Saturday, August 26, 2023

The more experience you have at something, the harder it is not to become cynical. 

For me, it's both books and small business. My experience so often seems completely different from what others say. It's gotten to the point where, if they say something that seems off to me, I either attribute it to newbie naivete, or experiential bullshit.

This cynicism not an attractive quality in myself, especially when expressed to others. It comes off as sour grapes. At the same time, to myself I have to acknowledge the truth of what I think. 

The trick, I guess, is not to say anything at all, but how boring is that?


It's coming down to a choice. Keep the store completely stocked and accept the savings we've made so far the summer or starve the store a little in inventory and catch up later. I pushed a little too much of the burden into the two non-overhead weeks of this month without remembering how severely business dropped last year at this time. The smoke days did their damage.

I have to remember--this is savings I'm talking about. How much I can save, not how much I lose. More savings than I ever though possible, having been in debt almost my entire career.

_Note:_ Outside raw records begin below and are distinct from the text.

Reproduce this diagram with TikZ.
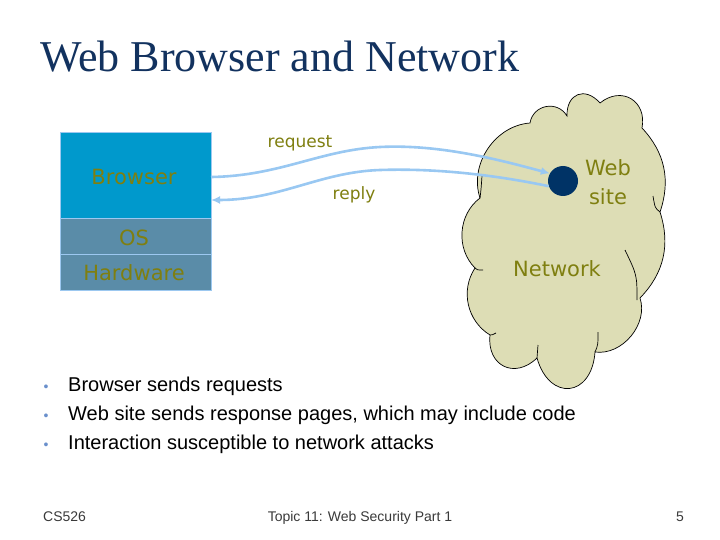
\documentclass[tikz,border=0pt]{standalone}
\usepackage{fontspec}
\setmainfont{Liberation Sans}
\newfontfamily\titlefont{Liberation Serif}
\newfontfamily\boxfont{DejaVu Sans}
\usetikzlibrary{arrows.meta}
\definecolor{titleblue}{HTML}{12325F}
\definecolor{browserblue}{HTML}{0099CC}
\definecolor{osblue}{HTML}{5A8CA8}
\definecolor{edgeblue}{HTML}{9CC8F0}
\definecolor{olivetext}{HTML}{7F7F10}
\definecolor{cloudfill}{HTML}{DDDDB5}
\definecolor{dotblue}{HTML}{003366}
\definecolor{arrowblue}{HTML}{99C8F2}
\definecolor{bulletblue}{HTML}{6A90CC}
\definecolor{footgray}{HTML}{3A3A3A}
\tikzset{
  layerbox/.style={draw=edgeblue, line width=0.8pt, minimum width=151pt, inner sep=0pt, outer sep=0pt},
  olive/.style={text=olivetext, font=\boxfont\fontsize{#1}{#1}\selectfont, inner sep=0pt},
  bump/.style 2 args={bend left=#1, looseness=#2},
  flow/.style={draw=arrowblue, line width=2.6pt, -{Latex[length=9pt,width=8pt]}},
  bullettext/.style={anchor=base west, inner sep=0pt, font=\fontsize{20}{20}\selectfont},
  bulletdot/.style={anchor=base, inner sep=0pt, text=bulletblue, font=\fontsize{14}{14}\selectfont},
  foot/.style={inner sep=0pt, text=footgray, font=\fontsize{14}{14}\selectfont}
}
\begin{document}
\begin{tikzpicture}[x=1pt,y=-1pt]
\useasboundingbox[fill=white] (0,0) rectangle (720,540);

% title
\node[anchor=base west, inner sep=0pt, text=titleblue, font=\titlefont\fontsize{44}{44}\selectfont] (title) at (40,72) {Web Browser and Network};

% cloud
\draw[fill=cloudfill, draw=black, line width=0.7pt]
  (480,198) to[bump={52}{1}] (530,123)
  to[bump={70}{1.27}] (567,116)
  to[bump={70}{1.63}] (600,103)
  to[bump={70}{1.45}] (642,128)
  to[bump={31}{1}] (660,212)
  to[bump={31}{1}] (640,298)
  to[bump={58}{1}] (595,352)
  to[bump={80}{2.0}] (537,358)
  to[bump={70}{1.52}] (490,335)
  to[bump={46}{1}] (475,268)
  to[bump={49}{1}] (480,198) -- cycle;
% interior tails of the cloud
\draw[line width=0.7pt] (475,268) .. controls (477,270) .. (483,270);
\draw[line width=0.7pt] (490,335) .. controls (492,335) .. (496,333);
\draw[line width=0.7pt] (537,358) .. controls (537,352) .. (538,345);
\draw[line width=0.7pt] (595,352) .. controls (598,345) .. (598,332);
\draw[line width=0.7pt] (637,300) .. controls (637,275) .. (625,250);
\draw[line width=0.7pt] (660,212) .. controls (655,208) .. (653,196);
\draw[line width=0.7pt] (480,198) .. controls (481,190) .. (482,176);

% stack
\node[layerbox, fill=browserblue, minimum height=86pt, anchor=north west] (browser) at (60,132) {};
\node[layerbox, fill=osblue, minimum height=36pt, anchor=north west] (os) at (60,218) {};
\node[layerbox, fill=osblue, minimum height=36pt, anchor=north west] (hw) at (60,254) {};
\node[olive=21, anchor=base] (browsertext) at (134,185) {Browser};
\node[olive=21, anchor=base] (ostext) at (134,245) {OS};
\node[olive=21, anchor=base] (hwtext) at (134,280) {Hardware};

% web site
\node[circle, fill=dotblue, minimum size=30pt, inner sep=0pt] (site) at (563,181) {};
\node[olive=21, anchor=base] (webtext) at (608,176) {Web};
\node[olive=21, anchor=base] (sitetext) at (608,205) {site};
\node[olive=21, anchor=base] (nettext) at (557,276) {Network};

% flows
\coordinate (reqstart) at ([yshift=-2pt]browser.east);
\coordinate (repend) at ([yshift=-25pt]browser.east);
\draw[flow] (reqstart) .. controls (280,176) and (320,150) .. (380,147) .. controls (440,144) and (500,160) .. (site.150);
\draw[flow] (site.200) .. controls (500,176) and (440,168) .. (380,170) .. controls (320,172) and (280,200) .. (repend);
\node[olive=17, anchor=base] (reqlabel) at (300,148) {request};
\node[olive=17, anchor=base] (replabel) at (354,200) {reply};

% bullets
\node[bulletdot] (b1) at (46,391) {•};
\node[bullettext] (t1) at (68,391) {Browser sends requests};
\node[bulletdot] (b2) at (46,420) {•};
\node[bullettext] (t2) at (68,420) {Web site sends response pages, which may include code};
\node[bulletdot] (b3) at (46,449) {•};
\node[bullettext] (t3) at (68,449) {Interaction susceptible to network attacks};

% footer
\node[foot, anchor=base west] (f1) at (43,521) {CS526};
\node[foot, anchor=base] (f2) at (360,521) {Topic 11: Web Security Part 1};
\node[foot, anchor=base east] (f3) at (684,521) {5};
\end{tikzpicture}
\end{document}
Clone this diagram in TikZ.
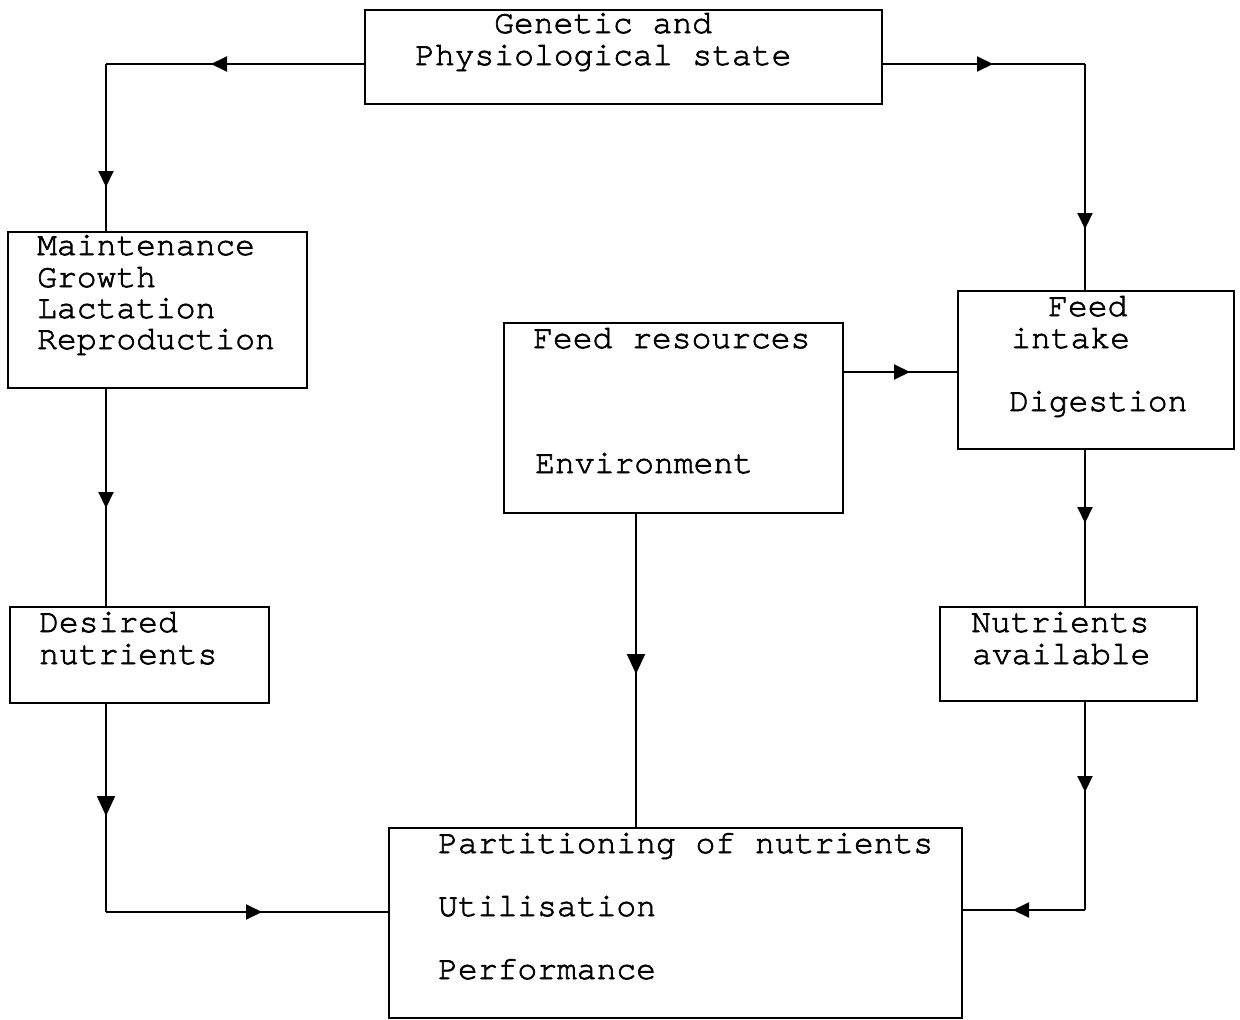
\documentclass[tikz,border=0pt]{standalone}
\usepackage{fontspec}
\setmonofont[FakeBold=2]{TeX Gyre Cursor}
\usetikzlibrary{arrows.meta,decorations.markings}
\tikzset{
  box/.style={draw, line width=2pt, rectangle, inner sep=0pt},
  txt/.style={anchor=base west, inner sep=0pt, font=\ttfamily\fontsize{33}{31}\selectfont},
  conn/.style={line width=2pt},
  arr/.style={conn, postaction={decorate},
    decoration={markings, mark=at position #1 with {\arrow{Triangle[length=16pt,width=15pt]}}}},
  bigarr/.style={conn, postaction={decorate},
    decoration={markings, mark=at position #1 with {\arrow{Triangle[length=20pt,width=18pt]}}}},
}
\begin{document}
\begin{tikzpicture}[x=1pt,y=-1pt]
\useasboundingbox (0,0) rectangle (1240,1020);
% boxes
\node[box, minimum width=517pt, minimum height=94pt] (gen) at (623.5,57) {};
\node[box, minimum width=299pt, minimum height=156pt] (maint) at (157.5,310) {};
\node[box, minimum width=259pt, minimum height=96pt] (des) at (139.5,655) {};
\node[box, minimum width=339pt, minimum height=190pt] (res) at (673.5,418) {};
\node[box, minimum width=276pt, minimum height=158pt] (intake) at (1096,370) {};
\node[box, minimum width=257pt, minimum height=94pt] (nutr) at (1068.5,654) {};
\node[box, minimum width=573pt, minimum height=190pt] (part) at (675.5,923) {};
% texts
\node[txt] (t1) at (494,33) {Genetic and};
\node[txt] (t2) at (415,65) {Physiological state};
\node[txt] (t3) at (37,255) {Maintenance};
\node[txt] (t4) at (37,287) {Growth};
\node[txt] (t5) at (37,318) {Lactation};
\node[txt] (t6) at (37,349) {Reproduction};
\node[txt] (t7) at (39,632) {Desired};
\node[txt] (t8) at (39,664) {nutrients};
\node[txt] (t9) at (533,348) {Feed resources};
\node[txt] (t10) at (535,473) {Environment};
\node[txt] (t11) at (1048,316) {Feed};
\node[txt] (t12) at (1011,348) {intake};
\node[txt] (t13) at (1009,411) {Digestion};
\node[txt] (t14) at (971,632) {Nutrients};
\node[txt] (t15) at (972,664) {available};
\node[txt] (t16) at (438,853) {Partitioning of nutrients};
\node[txt] (t17) at (438,916) {Utilisation};
\node[txt] (t18) at (438,979) {Performance};
% corner coordinates
\coordinate (gl) at (106,64);
\coordinate (gr) at (1085,64);
\coordinate (dl) at (106,912);
\coordinate (nr) at (1085,910);
\coordinate (yr) at (0,372);
\coordinate (xm) at (636,0);
% connectors
\draw[arr=153pt] (gen.west |- gl) -- (gl);
\draw[arr=123pt] (gl) -- (gl |- maint.north);
\draw[arr=110pt] (gen.east |- gr) -- (gr);
\draw[arr=165pt] (gr) -- (gr |- intake.north);
\draw[arr=119pt] (gl |- maint.south) -- (gl |- des.north);
\draw[bigarr=112pt] (gl |- des.south) -- (dl);
\draw[arr=156pt] (dl) -- (part.west |- dl);
\draw[bigarr=160pt] (xm |- res.south) -- (xm |- part.north);
\draw[arr=66pt] (res.east |- yr) -- (intake.west |- yr);
\draw[arr=73pt] (gr |- intake.south) -- (gr |- nutr.north);
\draw[arr=90pt] (gr |- nutr.south) -- (nr);
\draw[arr=72pt] (nr) -- (part.east |- nr);
\end{tikzpicture}
\end{document}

I tried to have it both ways, and it's not quite working out. Not really a surprise. Always hoping for the best. 

Looking it over again, I'll be lucky to save any money over the next two weeks even if I don't spend another dime. I don't think I can wait two weeks to restock, so it may be a moot point. I was just a little too generous with the store over June, July was exactly as I planned, and then tried to squeeze too much savings into August. Didn't work out.

It's possible I can make up the difference in September. Not easy, but possible. 

Again, by most measures this has been a spectacular success. But there is always that wish for an even more spectacular success!

So just enjoy it and do the best job possible.